Mehr als 30.000 Menschen unterzeichneten die Petition »Robert bleibt!« innerhalb weniger Tage.

Viele wollen es nicht akzeptieren, dass Menschen ihre Existenzgrundlage entzogen werden soll, die gar nichts für ihr Schicksal können, so wie Robert. Er hat 30 Jahre in Deutschland gelebt. Jetzt soll er in ein Land abgeschoben werden, das er nicht kennt, dessen Sprache er nicht spricht. In Chemnitz machte er seinen Schulabschluss, absolvierte eine Ausbildung. Viele erinnert das an den Fall der Familie Nguyen/Pham, die die Ausländerbehörde Chemnitz im August 2023 mit Abschiebung bedroht hatte. Selbst eine Trennung der Familie wollte sie nicht ausschließen. Auch deren Abschiebung konnte verhindert werden. Die Behörden in Sachsen sollten sich darauf einstellen, dass eine aktive Zivilgesellschaft solche inhumane Abschiebungen nicht hinnehmen will – trotz des Rechtsrucks und der Bedrohung durch extrem Rechte im Landtag in Sachsen.

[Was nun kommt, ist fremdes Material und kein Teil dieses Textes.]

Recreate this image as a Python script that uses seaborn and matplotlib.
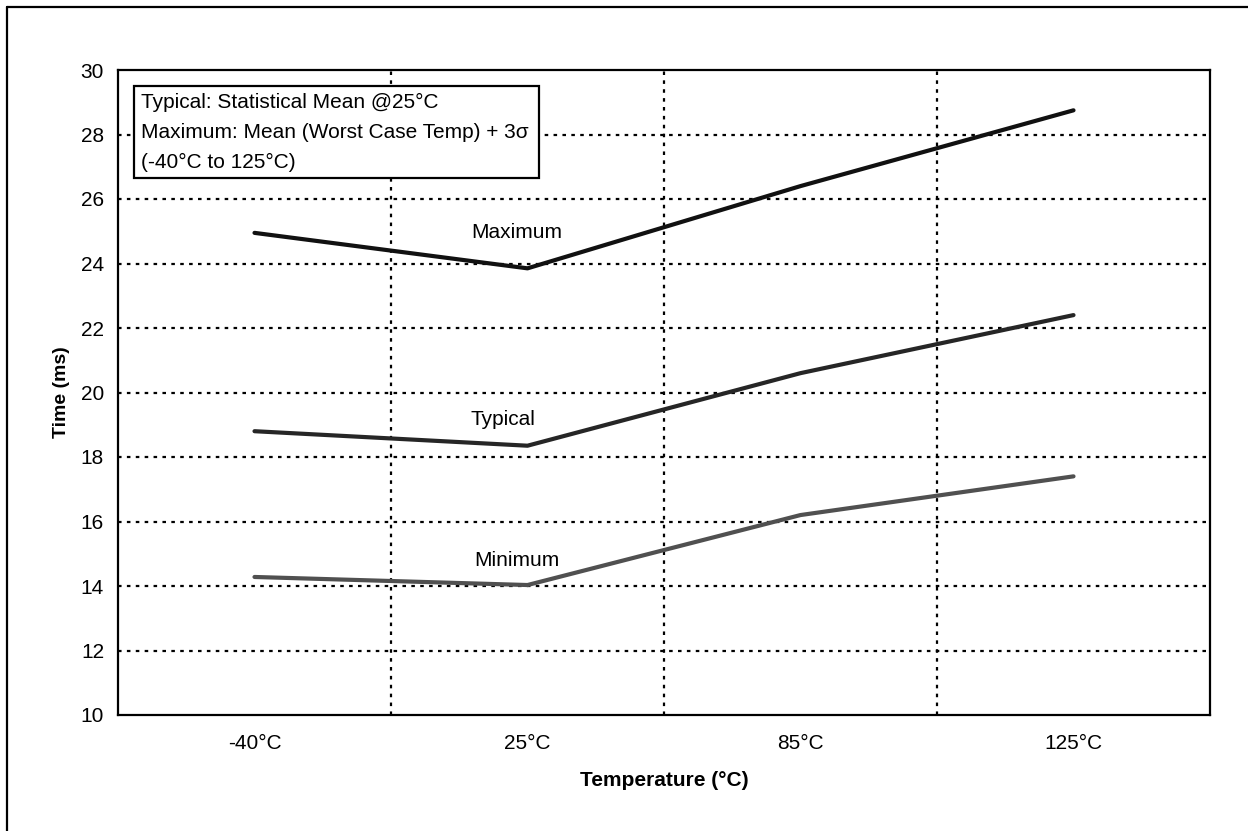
import pandas as pd
import numpy as np
import matplotlib.pyplot as plt
import matplotlib.patches as mpatches
import matplotlib.lines as mlines
import seaborn as sns

sns.set_style("white")
plt.rcParams['font.family'] = ['Liberation Sans', 'DejaVu Sans']
plt.rcParams['text.color'] = 'black'
plt.rcParams['axes.labelcolor'] = 'black'
plt.rcParams['xtick.color'] = 'black'
plt.rcParams['ytick.color'] = 'black'

# Dados
temperaturas = ['-40°C', '25°C', '85°C', '125°C']
maximo = [24.95, 23.85, 26.4, 28.75]
tipico = [18.8, 18.35, 20.6, 22.4]
minimo = [14.28, 14.03, 16.2, 17.4]
series = ['Maximum', 'Typical', 'Minimum']
cores = {'Maximum': '#111111', 'Typical': '#262626', 'Minimum': '#505050'}
y_ticks = list(range(10, 31, 2))

pos = np.arange(len(temperaturas))
dados = pd.DataFrame({
    'pos': np.tile(pos, 3),
    'valor': maximo + tipico + minimo,
    'serie': np.repeat(series, len(temperaturas)),
})

W, H = 1248, 831
fig = plt.figure(figsize=(W / 100, H / 100), dpi=100)
ax = fig.add_axes([118 / W, 1 - 715 / H, 1092 / W, 645 / H])

sns.lineplot(data=dados, x='pos', y='valor', hue='serie', palette=cores,
             linewidth=3, legend=False, ax=ax)

ax.set_xlim(-0.5, len(temperaturas) - 0.5)
ax.set_ylim(10, 30)
ax.set_xticks(pos)
ax.set_xticklabels(temperaturas)
ax.set_yticks(y_ticks)
ax.tick_params(axis='both', which='both', length=0, labelsize=15)
ax.tick_params(axis='x', pad=14)
ax.tick_params(axis='y', pad=10)

# Grade pontilhada
ax.grid(False)
for y in y_ticks[1:-1]:
    ax.axhline(y, color='black', lw=1.6, ls=(0, (1.6, 2.4)), zorder=0)
for x in pos[:-1] + 0.5:
    ax.axvline(x, color='black', lw=1.6, ls=(0, (1.6, 2.4)), zorder=0)

for s in ax.spines.values():
    s.set_linewidth(1.6)
    s.set_color('black')

ax.set_xlabel('Temperature (°C)', fontsize=15, fontweight='bold')
ax.set_ylabel('Time (ms)', fontsize=14, fontweight='bold')
ax.xaxis.set_label_coords(0.5, (715 - 780) / 645)
ax.xaxis.label.set_va('center')
ax.yaxis.set_label_coords((62 - 118) / 1092, 0.5)
ax.yaxis.label.set_va('center')

# Rótulos das séries
ax.text(0.96, 24.95, 'Maximum', fontsize=15, ha='center', va='center')
ax.text(0.91, 19.15, 'Typical', fontsize=15, ha='center', va='center')
ax.text(0.96, 14.8, 'Minimum', fontsize=15, ha='center', va='center')

# Caixa de notas
notas = ['Typical: Statistical Mean @25°C',
         'Maximum: Mean (Worst Case Temp) + 3σ',
         '(-40°C to 125°C)']
textos = []
for i, linha in enumerate(notas):
    textos.append(fig.text(141 / W, 1 - (102 + 30 * i) / H, linha, fontsize=15,
                           ha='left', va='center', zorder=6))
fig.canvas.draw()
renderer = fig.canvas.get_renderer()
direita = max(t.get_window_extent(renderer).x1 for t in textos) + 10
ax.add_patch(mpatches.Rectangle((134 / W, 1 - 178 / H), direita / W - 134 / W, 92 / H,
                                transform=fig.transFigure, facecolor='white',
                                edgecolor='black', lw=1.6, zorder=5))

# Borda externa
fig.add_artist(mlines.Line2D([7 / W, 7 / W], [0, 1 - 7 / H], color='black', lw=1.6))
fig.add_artist(mlines.Line2D([7 / W, 1], [1 - 7 / H, 1 - 7 / H], color='black', lw=1.6))

fig.savefig('out.png', dpi=100)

Was ist Robert A. widerfahren?

Menschen wie Robert mit einer Langzeitduldung werden in ihrer Freiheit extrem eingeschränkt. Keiner seiner Anträge wurde bearbeitet, weder auf Aufenthaltsstatus, noch auf Arbeitsgenehmigung. Dabei hatte er ein Jobangebot. Robert wollte weder von Sozialhilfe leben, noch sein ganzes Leben in einer Geflüchtetenunterkunft verbringen, musste es aber. Ja, er war in der Vergangenheit einige Monate in Untersuchungshaft wegen Verstoßes gegen das Betäubungsmittelgesetz – was er bereut. Dieses System, das Menschen über Jahre das Arbeiten verbietet, treibt sie geradezu in die erzwungene Alimentierung oder auch in die Illegalität.

Sind es dieselben Personen, die ihn abschieben wollten, die den Fall nun erneut prüfen?

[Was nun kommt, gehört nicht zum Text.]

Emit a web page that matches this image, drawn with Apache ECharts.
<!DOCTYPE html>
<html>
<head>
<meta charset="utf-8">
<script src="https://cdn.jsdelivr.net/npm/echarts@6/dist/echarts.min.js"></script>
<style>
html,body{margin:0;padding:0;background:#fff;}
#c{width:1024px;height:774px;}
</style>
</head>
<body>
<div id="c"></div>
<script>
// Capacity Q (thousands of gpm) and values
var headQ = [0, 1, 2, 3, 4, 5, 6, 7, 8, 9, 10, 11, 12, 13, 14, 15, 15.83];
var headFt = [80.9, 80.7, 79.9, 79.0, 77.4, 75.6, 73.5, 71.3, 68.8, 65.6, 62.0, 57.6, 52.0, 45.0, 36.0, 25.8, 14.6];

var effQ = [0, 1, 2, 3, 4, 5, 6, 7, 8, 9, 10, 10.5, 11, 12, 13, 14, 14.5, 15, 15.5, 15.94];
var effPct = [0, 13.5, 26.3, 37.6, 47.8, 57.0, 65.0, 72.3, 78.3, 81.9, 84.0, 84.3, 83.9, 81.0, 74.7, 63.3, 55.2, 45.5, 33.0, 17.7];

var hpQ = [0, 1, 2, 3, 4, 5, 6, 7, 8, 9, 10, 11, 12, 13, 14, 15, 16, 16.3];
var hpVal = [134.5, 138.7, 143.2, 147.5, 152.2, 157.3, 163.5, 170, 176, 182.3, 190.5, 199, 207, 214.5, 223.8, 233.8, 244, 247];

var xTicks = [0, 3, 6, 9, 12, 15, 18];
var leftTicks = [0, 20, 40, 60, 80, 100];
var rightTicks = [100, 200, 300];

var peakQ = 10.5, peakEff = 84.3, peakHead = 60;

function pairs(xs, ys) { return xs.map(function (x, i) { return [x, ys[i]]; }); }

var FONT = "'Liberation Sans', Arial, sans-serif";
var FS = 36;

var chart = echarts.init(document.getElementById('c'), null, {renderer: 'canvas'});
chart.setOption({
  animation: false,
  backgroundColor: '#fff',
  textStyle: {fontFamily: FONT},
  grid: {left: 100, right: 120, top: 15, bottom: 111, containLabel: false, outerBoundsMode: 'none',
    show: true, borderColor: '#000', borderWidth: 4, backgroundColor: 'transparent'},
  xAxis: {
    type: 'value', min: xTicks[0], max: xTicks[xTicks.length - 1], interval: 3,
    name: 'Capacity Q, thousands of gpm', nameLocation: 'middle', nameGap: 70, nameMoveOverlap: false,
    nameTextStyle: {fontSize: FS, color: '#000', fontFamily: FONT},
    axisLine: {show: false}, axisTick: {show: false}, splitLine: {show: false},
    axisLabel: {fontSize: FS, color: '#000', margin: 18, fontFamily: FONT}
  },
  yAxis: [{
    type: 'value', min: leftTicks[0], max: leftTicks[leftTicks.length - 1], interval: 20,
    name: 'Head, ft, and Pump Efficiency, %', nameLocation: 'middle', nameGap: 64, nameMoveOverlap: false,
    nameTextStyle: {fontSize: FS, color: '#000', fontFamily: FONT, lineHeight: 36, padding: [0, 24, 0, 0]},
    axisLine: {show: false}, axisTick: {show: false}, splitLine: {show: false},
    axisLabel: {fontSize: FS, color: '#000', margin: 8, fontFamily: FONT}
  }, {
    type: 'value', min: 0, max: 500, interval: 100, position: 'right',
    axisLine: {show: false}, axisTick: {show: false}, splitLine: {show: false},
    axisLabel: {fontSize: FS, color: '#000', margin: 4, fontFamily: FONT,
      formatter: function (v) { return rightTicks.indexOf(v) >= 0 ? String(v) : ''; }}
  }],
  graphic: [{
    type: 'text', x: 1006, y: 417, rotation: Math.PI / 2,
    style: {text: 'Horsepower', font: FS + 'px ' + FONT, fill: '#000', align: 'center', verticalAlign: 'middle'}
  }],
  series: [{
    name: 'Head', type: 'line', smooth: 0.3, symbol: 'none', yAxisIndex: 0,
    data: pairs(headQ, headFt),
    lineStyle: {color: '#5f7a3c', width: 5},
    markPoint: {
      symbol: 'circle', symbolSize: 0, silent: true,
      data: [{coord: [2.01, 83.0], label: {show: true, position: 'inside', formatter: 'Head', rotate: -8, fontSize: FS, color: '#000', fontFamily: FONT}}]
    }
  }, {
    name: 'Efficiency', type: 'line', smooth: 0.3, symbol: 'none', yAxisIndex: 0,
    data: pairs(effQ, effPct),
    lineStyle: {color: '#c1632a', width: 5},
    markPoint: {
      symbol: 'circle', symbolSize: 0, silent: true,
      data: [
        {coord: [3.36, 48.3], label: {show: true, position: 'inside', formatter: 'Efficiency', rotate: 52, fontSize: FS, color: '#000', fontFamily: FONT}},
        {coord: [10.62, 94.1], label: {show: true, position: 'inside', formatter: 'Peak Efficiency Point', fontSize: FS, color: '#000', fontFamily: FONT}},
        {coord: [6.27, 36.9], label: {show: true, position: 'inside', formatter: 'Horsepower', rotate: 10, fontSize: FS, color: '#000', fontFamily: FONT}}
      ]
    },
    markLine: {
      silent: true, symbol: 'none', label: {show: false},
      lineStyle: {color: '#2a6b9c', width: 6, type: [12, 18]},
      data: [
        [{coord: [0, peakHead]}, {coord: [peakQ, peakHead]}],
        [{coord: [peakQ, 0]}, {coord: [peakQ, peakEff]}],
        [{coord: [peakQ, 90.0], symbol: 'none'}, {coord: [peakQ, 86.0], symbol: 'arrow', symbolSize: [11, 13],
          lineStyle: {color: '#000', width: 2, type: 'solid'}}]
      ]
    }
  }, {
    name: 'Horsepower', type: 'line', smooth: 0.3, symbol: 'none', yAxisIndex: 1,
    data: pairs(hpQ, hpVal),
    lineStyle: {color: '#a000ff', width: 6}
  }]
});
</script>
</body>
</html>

In der Tat, wenn die gleiche Behörde in Chemnitz seinen Antrag erneut prüft, ist das kaum erfolgversprechend. Der Verband der Roma und Sinti Sachsen »Romano Sumnal«, der sich gegen Antiziganismus einsetzt, hat ihm einen Job in Leipzig in der Bildungsarbeit angeboten. Er kann authentisch über seine eigene Lebensgeschichte und die seiner Brüder, die in Serbien leben, berichten. Er weiß, wie Diskriminierung sich auswirken kann. Mit diesem Job könnte er den Zuständigkeitsbereich der Behörde in Chemnitz verlassen, die immer nur eines will: abschieben. Wir warten ab, ob der Innenminister und die ihm unterstellte Landesdirektion Sachsen das restriktive Vorgehen korrigieren. Auch die Härtefallkommission könnte den Fehler bereinigen.

Warum gilt die Chemnitzer Ausländerbehörde als besonders restriktiv?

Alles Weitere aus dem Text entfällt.